The Fight or Flight Response and Tough Conversations

In Glacier National Park, there’s a mountain overlooking the lodge called Mount Cannon. It’s named after a physician and his wife who summited it for the first time in recorded history during their honeymoon.

Dr. Walter Cannon was a truly remarkable man. In addition to being the first to summit several mountains in North America, he’s also the scientist who introduced the case-study method to medical schools.

As the head of the Department of Internal Medicine at Harvard Medical School in the late 1800’s and early 1900’s, he found that the textbooks were incredibly boring. Students were drifting off to sleep in class. He knew something had to change, so he brought in his colleagues and patients to talk about the work they’d done that week… and students stayed awake.

Other faculty started to notice, and pretty soon Harvard formally adopted the case-study method of teaching medicine and attributed it to Dr. Cannon.

He’s also known for bringing X-ray technology into medical research. Until then, X-rays were useless for studying internal organs. Dr. Cannon invented what we now call the Barium Meal which makes the digestive tract visible to X-rays.

As impressive as all of that is, he’s most known for his work during World War I.

A Dramatic Discovery

When World War I broke out, Dr.

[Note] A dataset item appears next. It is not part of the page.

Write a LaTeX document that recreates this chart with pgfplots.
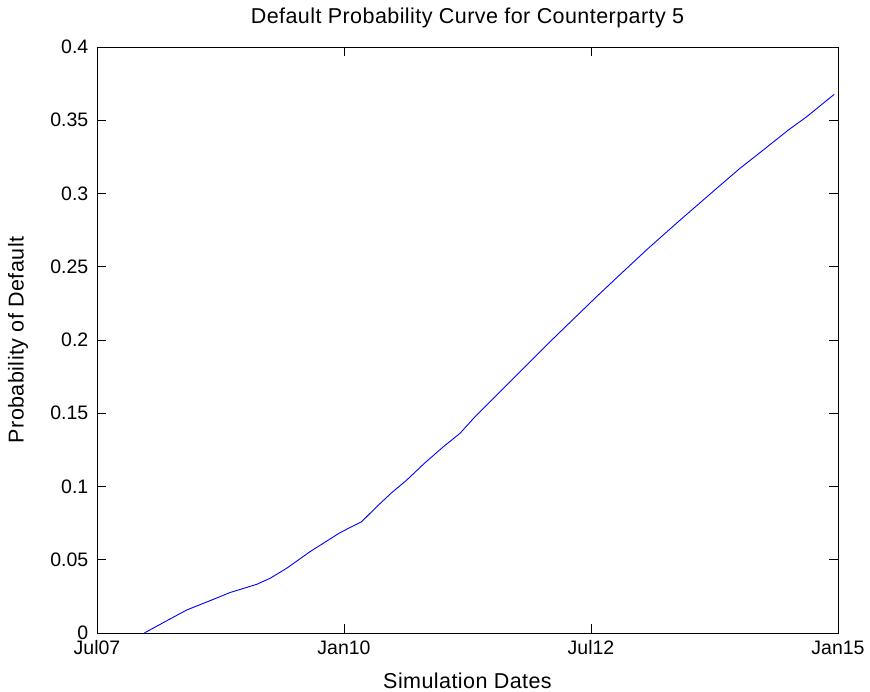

Cannon decided he could serve his country better by quitting his job at Harvard and going to France to serve as a battlefield physician.

He soon discovered that more people die in battle due to shock than from their wounds alone, which is still the case today. At the time, though, there wasn’t a model for understanding what shock really was, so he developed one.

He found that when you’re in shock, the body’s flooded with adrenaline and blood rushes to the major muscle groups.

This is great if you’re facing a vicious predator but horrible if you’re gravely wounded, because you have a catastrophic loss of blood pressure, which causes you to bleed out and die. He then coined the phrase “fight-or-flight” syndrome.

This is Your Brain on Stress

Scientists have been building off his research ever since, and we’ve made some fascinating discoveries.

Amy Arnsten is the director of Arnsten Lab at Yale Medical School and studies the effects of adrenaline on the brain. (Any time you have a lab at Yale University named after you, you know you’re doing something right.)

In her article The Biology of Feeling Frazzled, she describes what happens in a stressful (even minorly stressful) situation.

Adrenaline (epinephrine and norepinephrine) floods your brain and acts like a switch. It turns off your prefrontal cortex — the logical reasoning part of your brain — and it turns on the amygdala, which is the gateway to the lower brain — the part we share with reptiles.

When that happens, there’s good news and bad news.

The good news is, when you’re operating out of your lower brain, your reaction time is much quicker. Your hearing is enhanced and your vision becomes more acute.

The bad news is that your verbal skills drop to almost nothing.

This is fine if you’re squaring off with a vicious predator, but if you’re facing your boss or spouse, it’s not a good thing.

Tough conversations in high-stakes situations can often put us in this “fight or flight” state where we’re likely to turn to silence or violence — to withdraw and avoid the conflict or lash out in a hostile way to defend ourselves. Neither way is healthy, and almost always makes the problem worse.

We need to develop skills and strategies for leveraging out of our more primitive reptilian brain back into our prefrontal cortex where we can come up with logical, rational, and understanding based solutions.